When I first started blogging I questioned why I should do it, or why I would want to do it. I decided that it would be good for a number of reasons: (1) typing about my "conversations" with God would help me to focus on where I'm at in my walk with God, (2) it would force me to think, something I don't normally do a lot of, and (3) it would force me to write, even if it's just on a blog and I'm giving little thougth to how I write. It was something personal ... something that I didn't mind if others read, but nothing that I expected anyone to read, much less respond to.

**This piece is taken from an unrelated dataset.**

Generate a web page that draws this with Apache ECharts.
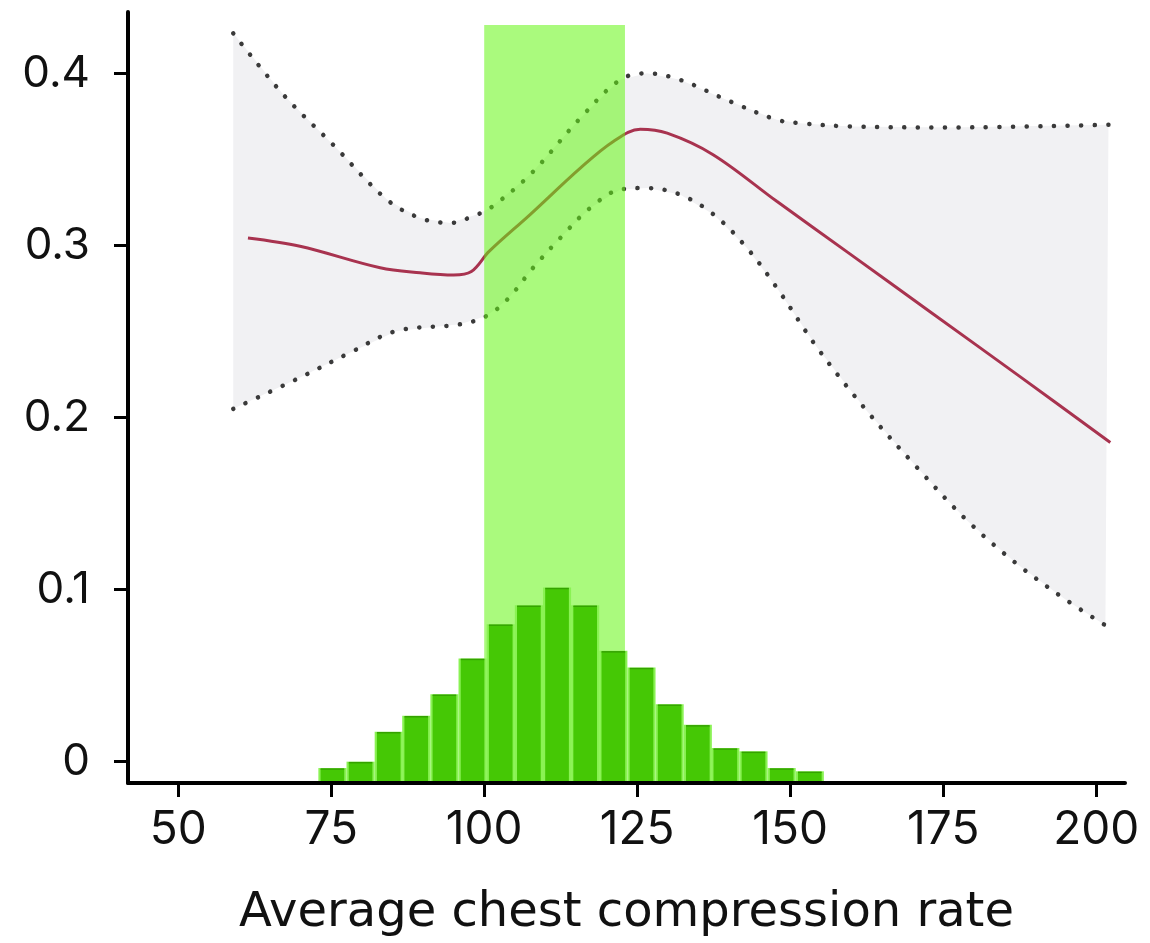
<!DOCTYPE html>
<html>
<head>
<meta charset="utf-8">
<script src="https://cdn.jsdelivr.net/npm/echarts@6/dist/echarts.min.js"></script>
<style>
html,body{margin:0;padding:0;background:#ffffff;}
#chart{width:1150px;height:943px;}
</style>
</head>
<body>
<div id="chart"></div>
<script>
// ---------- data ----------
const xTicks = [50, 75, 100, 125, 150, 175, 200];
const yTicks = [0, 0.1, 0.2, 0.3, 0.4];
const xName = 'Average chest compression rate';

// fitted curve (red)
const curveX = [61.4, 69.9, 83.0, 89.5, 95.0, 97.9, 100.8, 107.5, 115.7, 121.1, 125.5, 129.9, 137.4, 147.8, 159.8, 172.9, 187.6, 202.3];
const curveY = [0.3043, 0.2995, 0.2870, 0.2841, 0.2828, 0.2848, 0.2965, 0.3179, 0.3449, 0.3604, 0.3675, 0.3652, 0.3527, 0.3256, 0.2949, 0.2613, 0.2236, 0.1855];

// upper confidence limit (dotted)
const upperX = [59.0, 67.2, 75.3, 84.1, 89.5, 94.4, 98.8, 101.0, 107.5, 115.7, 122.2, 126.6, 132.0, 140.2, 147.8, 151.6, 159.8, 176.1, 202.0];
const upperY = [0.4232, 0.3875, 0.3585, 0.3266, 0.3159, 0.3130, 0.3179, 0.3217, 0.3411, 0.3739, 0.3962, 0.4000, 0.3962, 0.3836, 0.3730, 0.3710, 0.3691, 0.3685, 0.3701];

// lower confidence limit (dotted)
const lowerX = [59.0, 69.9, 78.1, 85.7, 96.0, 100.4, 103.9, 108.0, 112.7, 117.3, 122.2, 126.6, 132.0, 137.5, 142.9, 147.8, 154.4, 162.5, 170.7, 178.9, 187.0, 195.2, 201.5];
const lowerY = [0.2050, 0.2232, 0.2377, 0.2503, 0.2541, 0.2590, 0.2690, 0.2870, 0.3053, 0.3217, 0.3324, 0.3333, 0.3295, 0.3179, 0.2986, 0.2754, 0.2406, 0.2039, 0.1710, 0.1401, 0.1150, 0.0937, 0.0792];

// histogram of compression rates
const histCenters = [75.2, 79.8, 84.4, 88.9, 93.5, 98.1, 102.7, 107.3, 111.9, 116.5, 121.1, 125.7, 130.3, 134.9, 139.4, 144.0, 148.6, 153.2];
const histHeights = [0.0087, 0.0124, 0.0298, 0.0391, 0.0516, 0.0724, 0.0923, 0.1033, 0.1136, 0.1033, 0.0768, 0.0671, 0.0458, 0.0338, 0.0203, 0.0184, 0.0087, 0.0068];
const binWidth = 4.59;

// recommended range band
const targetRange = [100, 123];
const targetTop = 0.428;

// ---------- chart ----------
const X_MIN = 41.8, X_MAX = 204.7;
const Y_MIN = -0.0124, Y_MAX = 0.4356;
const FONT = 'Inter';
const NAME_FONT = 'DejaVu Sans';

const pairs = (xs, ys) => xs.map((x, i) => [x, ys[i]]);

const chart = echarts.init(document.getElementById('chart'), null, {renderer: 'canvas'});

const option = {
  animation: false,
  backgroundColor: '#ffffff',
  grid: {left: 128, right: 25, top: 12, bottom: 159, containLabel: false},
  xAxis: {
    type: 'value', min: X_MIN, max: X_MAX, z: 10,
    name: xName, nameLocation: 'middle', nameGap: 107,
    nameTextStyle: {fontFamily: NAME_FONT, fontSize: 48, color: '#111', lineHeight: 48},
    axisLine: {onZero: false, lineStyle: {color: '#000', width: 4}},
    axisTick: {show: true, length: 14, lineStyle: {color: '#000', width: 3}, customValues: xTicks},
    axisLabel: {fontFamily: FONT, fontSize: 46, color: '#111', margin: 24, lineHeight: 46, customValues: xTicks},
    splitLine: {show: false}
  },
  yAxis: [{
    type: 'value', min: Y_MIN, max: Y_MAX, z: 10,
    axisLine: {show: true, onZero: false, lineStyle: {color: '#000', width: 4}},
    axisTick: {show: true, length: 14, lineStyle: {color: '#000', width: 3}, customValues: yTicks},
    axisLabel: {fontFamily: FONT, fontSize: 44, color: '#111', margin: 38, customValues: yTicks,
      formatter: v => (Math.abs(v) < 1e-9 ? '0' : v.toFixed(1))},
    splitLine: {show: false}
  }, {
    type: 'value', min: 0, max: Y_MAX - Y_MIN, show: false,
    axisLine: {show: false}, axisTick: {show: false}, axisLabel: {show: false}, splitLine: {show: false}
  }],
  series: [
    {
      name: 'ci', type: 'custom', z: 1, silent: true,
      data: [[upperX[0], upperY[0]]],
      renderItem: (params, api) => {
        const pts = pairs(upperX, upperY).map(p => api.coord(p))
          .concat(pairs(lowerX, lowerY).reverse().map(p => api.coord(p)));
        return {type: 'polygon', shape: {points: pts, smooth: 0}, style: {fill: '#f1f1f3'}};
      }
    },
    {
      name: 'fit', type: 'line', z: 3, symbol: 'none', smooth: 0.35,
      data: pairs(curveX, curveY),
      lineStyle: {color: '#a8334f', width: 3}
    },
    {
      name: 'upper', type: 'line', z: 3, symbol: 'none', smooth: 0.35,
      data: pairs(upperX, upperY),
      lineStyle: {color: '#3a3a3a', width: 4.5, type: [0.1, 13.5], cap: 'round'}
    },
    {
      name: 'lower', type: 'line', z: 3, symbol: 'none', smooth: 0.35,
      data: pairs(lowerX, lowerY),
      lineStyle: {color: '#3a3a3a', width: 4.5, type: [0.1, 13.5], cap: 'round'}
    },
    {
      name: 'target', type: 'custom', z: 4, silent: true,
      data: [[targetRange[0], targetRange[1], targetTop]],
      renderItem: (params, api) => {
        const p0 = api.coord([api.value(0), api.value(2)]);
        const p1 = api.coord([api.value(1), api.value(2)]);
        const bottom = params.coordSys.y + params.coordSys.height;
        return {type: 'rect', shape: {x: p0[0], y: p0[1], width: p1[0] - p0[0], height: bottom - p0[1]},
          style: {fill: 'rgba(100,246,19,0.55)'}};
      }
    },
    {
      name: 'hist', type: 'custom', z: 5, yAxisIndex: 1, silent: true,
      data: pairs(histCenters, histHeights),
      encode: {x: 0, y: 1},
      renderItem: (params, api) => {
        const c = api.value(0), h = api.value(1);
        const p0 = api.coord([c - binWidth / 2, 0]);
        const p1 = api.coord([c + binWidth / 2, h]);
        const x = p0[0], w = p1[0] - p0[0], y = p1[1], hh = p0[1] - p1[1];
        return {type: 'group', children: [
          {type: 'rect', shape: {x: x, y: y, width: w, height: hh}, style: {fill: '#8af254'}},
          {type: 'rect', shape: {x: x + 2.2, y: y + 1, width: w - 4.4, height: hh - 1}, style: {fill: '#45c805'}},
          {type: 'line', shape: {x1: x + 2.2, y1: y + 1, x2: x + w - 2.2, y2: y + 1}, style: {stroke: '#34a200', lineWidth: 1.5}}
        ]};
      }
    }
  ]
};
chart.setOption(option);
</script>
</body>
</html>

Then a funny thing happened. People read it. And people responded. And that was cool! I heard things that seem so foreign to me but that felt good to hear. Things like "you're thoughts are always interesting" or, "you write really well" or some other such stuff. I never hear that from anyone else. In fact, most of the people who know me in daily life never ever tell me that my thoughts are worthy of a listen. Frankly, it shocked me that anyone would care to read what I have to say. But it was nice.
Then I noticed that no one that I know in my daily life ever reads my blog. My husband has read it once, maybe twice. My friends seldom ever check it out. I'm shy by nature and people always tell me that I'm hard to get to know, yet here is an opportunity to get to know me and what makes me tick and so few take the opportunity. Sometimes that hurts. Here is "me" out here, being open and vulnerable and sharing my thoughts and feelings - a chance to let people in and when those closest to me don't read, well ..... sometimes it feels as if they don't care. At the same time, total strangers, all from different countries, do read and they apparently like what I have to share. Baffeling. I've concluded that it doesn't really matter if they read or not though since the purpose of my blog is just to journal about my own walk with Christ.
Today I've read at Michael's blog about a bit of advice to not share your blog with those closest to you. And I've read a number of blogs where people seem to share a feeling of disappointment when there are few comments on their blogs. So, I'm wondering .... how do you all feel about this? Is my experience similar to yours?